Abstract

AbstractDust poses a serious threat to tokamak operation and safety. It is important to study the behaviour of dust grains under tokamak's discharge conditions, which depends heavily on their size and charge. Existing simulations mainly address issues on dust grains with radii larger than 1 μm, in which case, the drift effect due to electromagnetic fields can be safely ignored. For nanometer scale dust grains, however, the drift effect becomes significant and a new model based on guiding‐centre system needs to be established. In this work, the NDS has been done under BOUT++ framework. The simulation contains two parts.

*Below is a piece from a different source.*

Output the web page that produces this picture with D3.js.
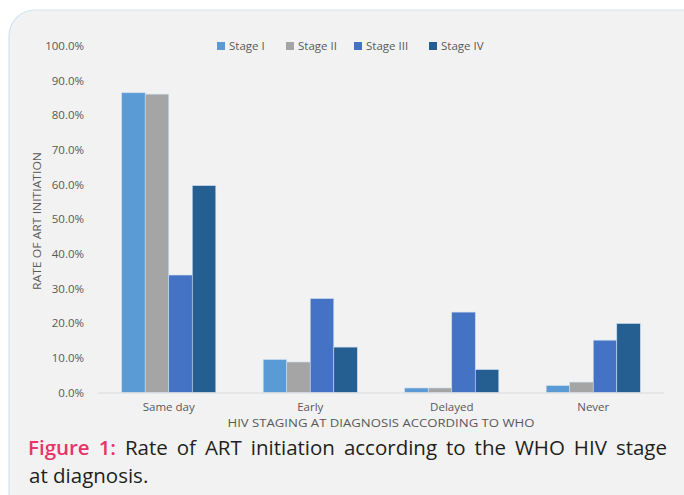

Part one, NDS evaluates the charging and ablation processes of the dust grains. In the second part, the guiding‐centre orbits of dust particles are tracked in tokamak plasmas, whose parameters are obtained from BOUT++, a highly desirable C++ code package for performing parallel plasma fluid simulations with an arbitrary number of equations in 3D curvilinear coordinates. The orbit of nanodust dynamics is described by guiding centre equations for simplicity, and these equations are numerically solved by conventional fourth‐order Runge Kutta method. Simulations provide results such as trajectories and evolutions of dust particles with different sizes and velocities for different tokamak geometries. Results show tungsten dust grains with a radius of a few nanometers launched from outer midplane will oscillate before totally ablated in C‐Mod. The oscillation in this case is driven by the ion drag force. Larger Nanodust with a radius of 100 nm, on the contrary, cannot be completely constrained by the electromagnetic field. The high plasma temperature and density in the seperatrix region causes severe dust ablation, resulting in total ablation within several ms.